This project was funded by the Technology Strategy Board (TSB) – now Innovate UK – Assisted Living Innovation Platform (ALIP).
What was needed
The Challenging Obstacles and Barriers to the Adoption of Assisted Living Technology (COBALT) project required us to develop a set of novel interactive tools for the ALT industry and service providers to engage with older adults and staff to develop and improve adoption of new technology and services.
The project aimed to:
- Obtain a reliable understanding of the barriers to adopting assisted living technology, including an understanding of the needs of all end-users.
- Devise, disseminate and evaluate a package of practical strategies for addressing these barriers.
Who did it benefit
COBALT developed methods which should help and support service providers and product designers to create, produce and deliver better products and services for older people.
Design and development
As well as coordinating Pioneer Groups, we used our design engineering expertise to support the building of prototypes for dissemination.
Traditional approaches tended to engage separately with different end-user groups or take the views of clinicians and caregivers as interchangeable with, or proxies for, those of older people.
In this project we started with end-users, in this case older people and health and social care professionals, and working with them at all stages of the project to produce the project deliverables.
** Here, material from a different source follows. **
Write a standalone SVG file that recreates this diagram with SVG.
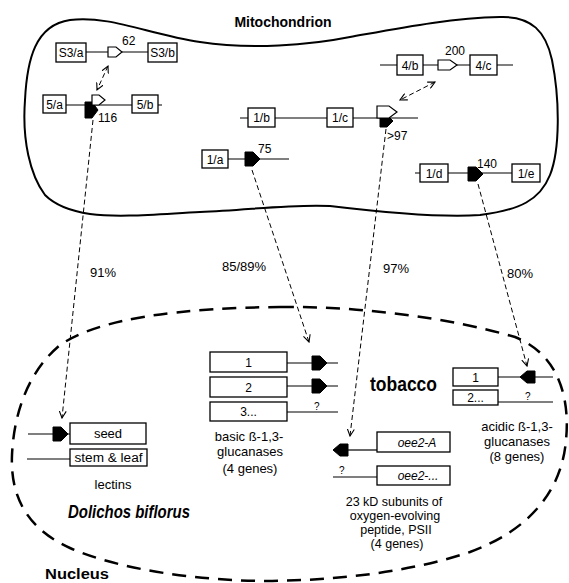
<svg xmlns="http://www.w3.org/2000/svg" width="569" height="583" viewBox="0 0 569 583">
<defs>
<style>
.bx{fill:#fff;stroke:#000;stroke-width:1.3}
.ln{stroke:#000;stroke-width:1.2;fill:none}
.t{font-family:"Liberation Sans",Arial,Helvetica,sans-serif;font-size:12px;fill:#000}
.tc{text-anchor:middle}
.lb{font-size:13px}
.sm{font-size:12.5px}
.it{font-style:italic}
.bd{font-weight:bold}
.dash{stroke:#000;stroke-width:1;fill:none;stroke-dasharray:5 3}
.fp{fill:#000;stroke:#000;stroke-width:1}
.op{fill:#fff;stroke:#000;stroke-width:1.2}
</style>
<marker id="ah" viewBox="0 0 8 8" refX="7" refY="4" markerWidth="8" markerHeight="8" markerUnits="userSpaceOnUse" orient="auto-start-reverse">
<path d="M0,0.5 L7,4 L0,7.5" fill="none" stroke="#000" stroke-width="1.1"/>
</marker>
<path id="fpr" d="M0,-7 h8 l7,7 l-7,7 h-8 z"/>
<path id="fpl" d="M0,-6 h-8 l-7,6 l7,6 h8 z"/>
</defs>

<g id="mitochondrion">
<path d="M45,195 C30,175 22,140 25,100 C27,60 35,25 70,20 C110,15 150,35 200,42 C250,50 310,45 350,37 C400,28 450,18 500,17 C532,16 546,32 552,60 C560,100 560,150 550,175 C540,200 520,210 480,215 C440,218 380,212 330,206 C290,204 250,210 200,212 C160,214 120,218 90,214 C70,211 55,205 45,195 Z" fill="none" stroke="#000" stroke-width="2"/>
<text class="t bd tc" x="283" y="27" style="font-size:14px">Mitochondrion</text>
</g>

<g id="nucleus">
<path d="M280,307 C360,306 450,318 515,337 C560,355 570,400 566,440 C562,490 530,530 470,552 C410,572 340,580 270,581 C200,581 120,570 70,548 C30,530 10,500 12,455 C14,410 30,370 60,345 C100,318 180,308 280,307 Z" fill="none" stroke="#000" stroke-width="2.5" stroke-dasharray="14 9"/>
<text class="t bd" x="45" y="579" style="font-size:14px" textLength="64" lengthAdjust="spacingAndGlyphs">Nucleus</text>
</g>

<g id="gene-S3">
<line class="ln" x1="86" y1="52" x2="148" y2="52"/>
<rect class="bx" x="56" y="43" width="30" height="19"/>
<text class="t tc" x="71" y="57">S3/a</text>
<path class="op" transform="translate(108,52)" d="M0,-5 h8 l6,5 l-6,5 h-8 z"/>
<rect class="bx" x="148" y="43" width="29" height="19"/>
<text class="t tc" x="162.5" y="57">S3/b</text>
<text class="t" x="122" y="45">62</text>
</g>

<g id="gene-5">
<line class="ln" x1="66" y1="105" x2="162" y2="105"/>
<rect class="bx" x="43" y="95" width="23" height="18"/>
<text class="t tc" x="54.5" y="108.5">5/a</text>
<path class="fp" transform="translate(85,110)" d="M0,-8 h7 l6,8 l-6,8 h-7 z"/>
<path class="op" transform="translate(92,100)" d="M0,-5 h7 l6,5 l-6,5 h-7 z"/>
<rect class="bx" x="132" y="95" width="26" height="18"/>
<text class="t tc" x="145" y="108.5">5/b</text>
<text class="t" x="98" y="122">116</text>
</g>

<g id="gene-1bc">
<line class="ln" x1="240" y1="118" x2="418" y2="118"/>
<rect class="bx" x="248" y="108" width="27" height="19"/>
<text class="t tc" x="261.5" y="122">1/b</text>
<rect class="bx" x="327" y="108" width="26" height="19"/>
<text class="t tc" x="340" y="122">1/c</text>
<path class="fp" transform="translate(380,121)" d="M0,-6 h7 l6,6 l-6,6 h-7 z"/>
<path class="op" transform="translate(377,112)" d="M0,-6 h12 l8,6 l-8,6 h-12 z"/>
<text class="t" x="387" y="140">&gt;97</text>
</g>

<g id="gene-1a">
<line class="ln" x1="228" y1="159" x2="289" y2="159"/>
<rect class="bx" x="202" y="150" width="26" height="18"/>
<text class="t tc" x="215" y="163.5">1/a</text>
<use href="#fpr" class="fp" x="245" y="159"/>
<text class="t" x="258" y="153">75</text>
</g>

<g id="gene-4">
<line class="ln" x1="380" y1="65" x2="513" y2="65"/>
<rect class="bx" x="397" y="55" width="26" height="20"/>
<text class="t tc" x="410" y="69.5">4/b</text>
<path class="op" transform="translate(438,65)" d="M0,-5 h12 l7,5 l-7,5 h-12 z"/>
<rect class="bx" x="470" y="55" width="27" height="20"/>
<text class="t tc" x="483.5" y="69.5">4/c</text>
<text class="t" x="445" y="55">200</text>
</g>

<g id="gene-1de">
<line class="ln" x1="415" y1="173" x2="512" y2="173"/>
<rect class="bx" x="420" y="164" width="28" height="18"/>
<text class="t tc" x="434" y="177.5">1/d</text>
<use href="#fpr" class="fp" x="468" y="174"/>
<rect class="bx" x="512" y="164" width="28" height="18"/>
<text class="t tc" x="526" y="177.5">1/e</text>
<text class="t" x="477" y="168">140</text>
</g>

<g id="tobacco-basic">
<line class="ln" x1="287" y1="363" x2="338" y2="363"/>
<rect class="bx" x="210" y="352" width="77" height="20"/>
<text class="t tc" x="248.5" y="366.5">1</text>
<use href="#fpr" class="fp" x="312" y="363"/>
<line class="ln" x1="287" y1="386" x2="338" y2="386"/>
<rect class="bx" x="210" y="377" width="77" height="20"/>
<text class="t tc" x="248.5" y="391.5">2</text>
<use href="#fpr" class="fp" x="312" y="386"/>
<line class="ln" x1="287" y1="412" x2="338" y2="412"/>
<rect class="bx" x="210" y="402" width="77" height="19"/>
<text class="t tc" x="248.5" y="416">3...</text>
<text class="t" x="314" y="410" style="font-size:10px">?</text>
<text class="t tc lb" x="249" y="441">basic  ß-1,3-</text>
<text class="t tc lb" x="250" y="456">glucanases</text>
<text class="t tc lb" x="250" y="473">(4  genes)</text>
</g>

<text class="t bd" x="370" y="391" style="font-size:21px" textLength="67" lengthAdjust="spacingAndGlyphs">tobacco</text>

<g id="tobacco-acidic">
<line class="ln" x1="498" y1="377" x2="553" y2="377"/>
<rect class="bx" x="453" y="368" width="45" height="18"/>
<text class="t tc" x="475.5" y="381.5">1</text>
<use href="#fpl" class="fp" x="535" y="377"/>
<line class="ln" x1="498" y1="402" x2="553" y2="402"/>
<rect class="bx" x="453" y="390" width="45" height="15"/>
<text class="t tc" x="475.5" y="402">2...</text>
<text class="t" x="525" y="400" style="font-size:10px">?</text>
<text class="t tc lb" x="517" y="431">acidic  ß-1,3-</text>
<text class="t tc lb" x="517" y="446">glucanases</text>
<text class="t tc lb" x="517" y="461">(8  genes)</text>
</g>

<g id="oee2">
<line class="ln" x1="348" y1="450" x2="377" y2="450"/>
<rect class="bx" x="377" y="432" width="73" height="20"/>
<text class="t tc it" x="417" y="446.5">oee2-A</text>
<use href="#fpl" class="fp" x="348" y="450"/>
<line class="ln" x1="333" y1="477" x2="377" y2="477"/>
<rect class="bx" x="377" y="466" width="73" height="19"/>
<text class="t tc it" x="418" y="480">oee2-...</text>
<text class="t" x="339" y="474" style="font-size:10px">?</text>
<text class="t tc sm" x="394" y="506">23  kD  subunits  of</text>
<text class="t tc sm" x="395" y="520">oxygen-evolving</text>
<text class="t tc sm" x="396" y="534">peptide,  PSII</text>
<text class="t tc sm" x="397" y="548">(4  genes)</text>
</g>

<g id="dolichos">
<line class="ln" x1="28" y1="434" x2="70" y2="434"/>
<use href="#fpr" class="fp" x="53" y="434"/>
<rect class="bx" x="70" y="423" width="76" height="21"/>
<text class="t tc lb" x="108" y="438">seed</text>
<line class="ln" x1="27" y1="459" x2="70" y2="459"/>
<rect class="bx" x="70" y="449" width="77" height="17"/>
<text class="t tc" x="108.5" y="462" textLength="68" lengthAdjust="spacingAndGlyphs">stem &amp; leaf</text>
<text class="t tc lb" x="113" y="489">lectins</text>
<text class="t bd it" x="68" y="518" style="font-size:19px" textLength="122" lengthAdjust="spacingAndGlyphs">Dolichos biflorus</text>
</g>

<g id="connectors">
<line class="dash" x1="108" y1="66" x2="97" y2="90" marker-start="url(#ah)" marker-end="url(#ah)"/>
<line class="dash" x1="435" y1="82" x2="400" y2="100" marker-start="url(#ah)" marker-end="url(#ah)"/>
<line class="dash" x1="93" y1="120" x2="62" y2="418" marker-end="url(#ah)"/>
<line class="dash" x1="252" y1="170" x2="309" y2="342" marker-end="url(#ah)"/>
<line class="dash" x1="386" y1="129" x2="350" y2="436" marker-end="url(#ah)"/>
<line class="dash" x1="478" y1="184" x2="527" y2="366" marker-end="url(#ah)"/>
<text class="t lb" x="90" y="277">91%</text>
<text class="t lb" x="222" y="271">85/89%</text>
<text class="t lb" x="383" y="273">97%</text>
<text class="t lb" x="507" y="278">80%</text>
</g>
</svg>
Unlike traditional methods, our approach allowed older people to participate fully and guide the direction of the research as experts rather than passive research subjects or patients.
Additionally, we worked with organisations that support these groups to understand their decision-making processes and the concerns of front line staff who provide and support technology for older adults.
Designability constructed two versions of an automatic lighting system that was invented by older people from the Pioneer Groups.
Designability’s Head of Mechanical Engineering, Dr Tim Adlam and Occupational Therapist, Nina Evans assisted with planning and running Pioneer Groups with older people in Sheffield and St. Andrews. The groups modelled a fictitious company as a way of analysing the entire product development process from beginning-to-end.
Through the project the partners have developed several methods for engaging older people in the design of products and services.
Free Interactive workshops for industry, local authorities, and older people’s groups were held in Sheffield, Edinburgh, Cambridge and Swindon. We organised the workshop in Swindon.
What we found
A.J. Astell, E.A. Williams, F. Hwang, M. Norton, T. Adlam, K. Lethbridge, D. Wright, S. Harney-Levine, M. Ellis , “COBALT: Challenging obstacles and barriers to assistive living technologies”, Gerontechnology 2012; 11(2):151, June 2012, doi http://gerontechnology.info/index.php/journal/article/view/1633
The first working paper summarises findings from an analysis of data gathered from qualitative research with older people, health and social care professionals and commissioners.
We worked in partnership with Project Lead, Prof Arlene Astell (Universities of Sheffield and Toronto), Dr Elizabeth Williams (University of Sheffield), Dr Faustina Hwang (University of Reading), Dr Matthew Norton (Alzheimers Research UK) and Dr Richard Curry (SEHTA).